As for speed, DPP is definitely slow and cumbersome to use. But geting used to it really makes a big difference. learning to copy and paste recipes (think lightroom develop setttings or camera raw preferences ) can really help, along with knowing how to mark images with 1,2, or 3 checks.
Normally what I do is tweak the beginning image in a scene (or one with a White Balance card) for white balance exposure and nothing else. I avoid the RGB area like the plague. NR has been set to 0, and I don't even like picture styles (that one is a personal pref). I set to neutral, 0 sharpness saturation and contrast, and thats it.
I copy the recipe from this image and paste it into the rest of that "scene", where they should all share the same basic look. At this point, I give keepers 1 check.
I do this for every scene, and it's fairly quick. If I take 500 pictures, with an average of 5 images per scene, I'm only tweaking about 100 photos. And maybe this is just me, but since I leave everything vanilla, tweaking takes me a few seconds (mostly perfecting the white balance)
Now, where it gets slow (But hey, it's all relative.. Lightroom is no hare to DPP's turtle.. and who won that race?) is the rendering out.

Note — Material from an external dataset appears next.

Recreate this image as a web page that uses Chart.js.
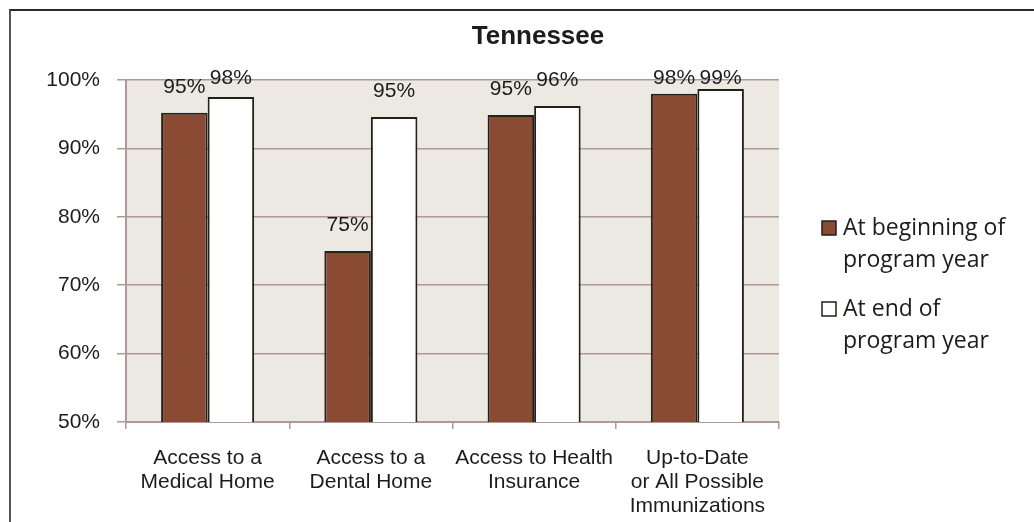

I just hit the select all checkmarked 1 command, And then hit the batch process command. I let the computer process all the images, while I go do something more productive, anything from a meal, to going to sleep. Just depends on the files.
What I do love about other tools, specifcally Lightroom, is the versatility of the tool. Whereas I'm very spartan with DPP, I have a tendency to go crazy with lightroom, adding vignettes, trying split tones, messing with the curves, etc. I guess that's the idea behind the tool, in my eyes. DPP is more of a rendering tool, while Lightroom is more of a darkroom type tool. Photoshop, of course, is more like a full fledged print studio, where they can render and do darkroom edits, as well as adding graphics and other non photographic bits.
Just my take though. I'd be glad to offer up some comparisons of my work with DPP and Lightroom or ACR.